I am trying to taxonomically classify two fungal genomes. I have read a couple ways to do this.
Align the genome to reference genomes using programs such as Mummer or Muscle, then build a maximum likelihood tree with RaxML.
Determine common orthologs with Busco or Cegma from the genomes and reference genomes, align and tree.
In your opinion, which is the best? Is there another way to taxonomically identify an organism from their genome?
Thanks in advance, Morgan
Can you provide more information? From your question I can't really deduct what you want to achieve.
You have no clue which fungal genomes you have? There are apparently reference genomes available?

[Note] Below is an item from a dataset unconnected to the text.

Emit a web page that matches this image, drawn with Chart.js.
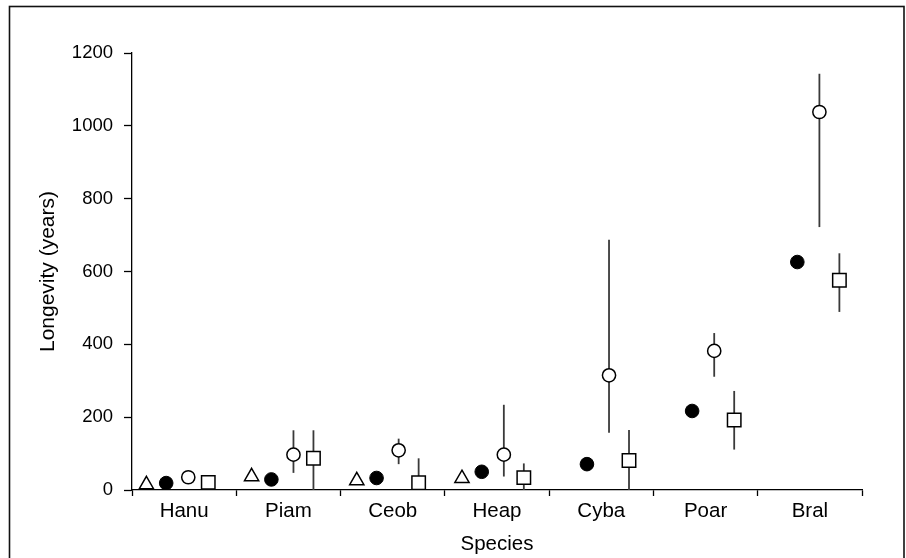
<!DOCTYPE html>
<html>
<head>
<meta charset="utf-8">
<script src="https://cdn.jsdelivr.net/npm/chart.js@4.4.1/dist/chart.umd.min.js"></script>
<style>
  html, body { margin: 0; padding: 0; background: #ffffff; }
  #wrap { position: absolute; left: 0; top: 0; width: 906px; height: 558px; }
</style>
</head>
<body>
<div id="wrap"><canvas id="c"></canvas></div>
<script>
// ---- data ----
const categories = ['Hanu', 'Piam', 'Ceob', 'Heap', 'Cyba', 'Poar', 'Bral'];
const yTickValues = [0, 200, 400, 600, 800, 1000, 1200];

const triangleValues = [15, 37, 26, 32, null, null, null];
const filledValues   = [19, 29, 33, 50, 71, 217, 626];
const openValues     = [35, 97, 109, 97, 315, 382, 1038];
const openLow        = [null, 47, 71, 37, 157, 311, 722];
const openHigh       = [null, 164, 141, 234, 687, 431, 1143];
const squareValues   = [21, 87, 20, 34, 81, 192, 576];
const squareLow      = [null, 0, 0, 0, 0, 111, 489];
const squareHigh     = [null, 164, 87, 73, 165, 272, 650];

// ---- styling / layout ----
const FONT = '"Liberation Sans", Arial, Helvetica, sans-serif';
const seriesOffset = { tri: 0.167, filled: 0.355, open: 0.565, square: 0.755 };

function pts(values, off, lo, hi) {
  const out = [];
  values.forEach((v, i) => {
    if (v === null) return;
    out.push({ x: i + off, y: v, lo: lo ? lo[i] : null, hi: hi ? hi[i] : null });
  });
  return out;
}

const errorBars = {
  id: 'errorBars',
  beforeDatasetsDraw(chart) {
    const ctx = chart.ctx;
    const xs = chart.scales.xd, ys = chart.scales.y;
    ctx.save();
    ctx.strokeStyle = '#3a3a3a';
    ctx.lineWidth = 1.8;
    chart.data.datasets.forEach(ds => {
      ds.data.forEach(p => {
        if (p.lo === null || p.hi === null || p.lo === undefined) return;
        const x = xs.getPixelForValue(p.x);
        ctx.beginPath();
        ctx.moveTo(x, ys.getPixelForValue(p.lo));
        ctx.lineTo(x, ys.getPixelForValue(p.hi));
        ctx.stroke();
      });
    });
    ctx.restore();
  }
};

const frame = {
  id: 'frame',
  afterDraw(chart) {
    const ctx = chart.ctx;
    ctx.save();
    ctx.strokeStyle = '#111';
    ctx.lineWidth = 1.6;
    ctx.strokeRect(9.5, 6.5, 894.5, 600);
    ctx.restore();
  }
};

new Chart(document.getElementById('c'), {
  type: 'scatter',
  data: {
    datasets: [
      { label: 'triangle', data: pts(triangleValues, seriesOffset.tri), xAxisID: 'xd',
        pointStyle: 'triangle', pointRadius: 8.2, pointHoverRadius: 8.2,
        backgroundColor: '#ffffff', borderColor: '#000', borderWidth: 1.5 },
      { label: 'filled', data: pts(filledValues, seriesOffset.filled), xAxisID: 'xd',
        pointStyle: 'circle', pointRadius: 6.8, pointHoverRadius: 6.8,
        backgroundColor: '#000', borderColor: '#000', borderWidth: 1 },
      { label: 'open', data: pts(openValues, seriesOffset.open, openLow, openHigh), xAxisID: 'xd',
        pointStyle: 'circle', pointRadius: 6.6, pointHoverRadius: 6.6,
        backgroundColor: '#ffffff', borderColor: '#000', borderWidth: 1.5 },
      { label: 'square', data: pts(squareValues, seriesOffset.square, squareLow, squareHigh), xAxisID: 'xd',
        pointStyle: 'rect', pointRadius: 9.5, pointHoverRadius: 9.5,
        backgroundColor: '#ffffff', borderColor: '#000', borderWidth: 1.5 }
    ]
  },
  options: {
    responsive: true,
    maintainAspectRatio: false,
    animation: false,
    layout: { padding: { top: 53, right: 44, bottom: 0, left: 0 } },
    plugins: { legend: { display: false }, tooltip: { enabled: false } },
    scales: {
      xd: {
        type: 'linear', display: false, position: 'bottom',
        min: 0.03, max: 6.97
      },
      x: {
        type: 'linear', position: 'bottom',
        min: 0, max: 7,
        afterBuildTicks(scale) {
          const t = [];
          for (let i = 0; i <= categories.length; i++) {
            t.push({ value: i });
            if (i < categories.length) t.push({ value: i + 0.5 });
          }
          scale.ticks = t;
        },
        afterFit(scale) { scale.height = 68; },
        ticks: {
          autoSkip: false, maxRotation: 0, padding: 3,
          color: '#000', font: { family: FONT, size: 20.5 },
          callback(v) { return (v % 1) === 0.5 ? categories[Math.floor(v)] : ''; }
        },
        grid: {
          drawOnChartArea: false, tickLength: 6, tickWidth: 1.3,
          tickColor(ctx) { return ctx.tick && (ctx.tick.value % 1) === 0 ? '#000' : 'rgba(0,0,0,0)'; }
        },
        border: { display: true, color: '#000', width: 1.3 },
        title: {
          display: true, text: 'Species', color: '#000',
          font: { family: FONT, size: 20.5 }, padding: { top: 0, bottom: 1 }
        }
      },
      y: {
        type: 'linear', position: 'left',
        min: 0, max: 1200,
        afterBuildTicks(scale) { scale.ticks = yTickValues.map(v => ({ value: v })); },
        afterFit(scale) { scale.width = 132; },
        ticks: {
          color: '#000', padding: 11, font: { family: FONT, size: 18.5 },
          callback(v) { return String(v); }
        },
        grid: { drawOnChartArea: false, tickLength: 8, tickWidth: 1.3, tickColor: '#000' },
        border: { display: true, color: '#000', width: 1.3 },
        title: {
          display: true, text: 'Longevity (years)', color: '#000',
          font: { family: FONT, size: 21 }, padding: { top: 36, bottom: 0 }
        }
      }
    }
  },
  plugins: [errorBars, frame]
});
</script>
</body>
</html>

Even with the brief info at hand I don't think approach 1 will get you very far ... depending on the divergence between the genomes and the reference, nucleotide level will give too little resolution I'm afraid
Based on the 18S rRNA we know it's closely related to Penicillium, however, these genomes are from environmental samples so there is uncertainty about how closely related the entire genome is to the reference. From what I can understand, you compare the genome to several reference genomes you believe are closely related then tree the alignment to see how similar/dissimilar it is to the references. I have seen this done with the entire genome itself or the orthologous genes found within the genomes, my question is asking which way is the most accurate. Does this make more sense?
my first thought would be to go for the orthologous genes then. It's a bit more of a straightforward approach compared to the genome option. On the other hand, if the species are very closely related the proteins might be too conserved (==similar) and might not provide enough resolution. In that case you can use the complete genome indeed.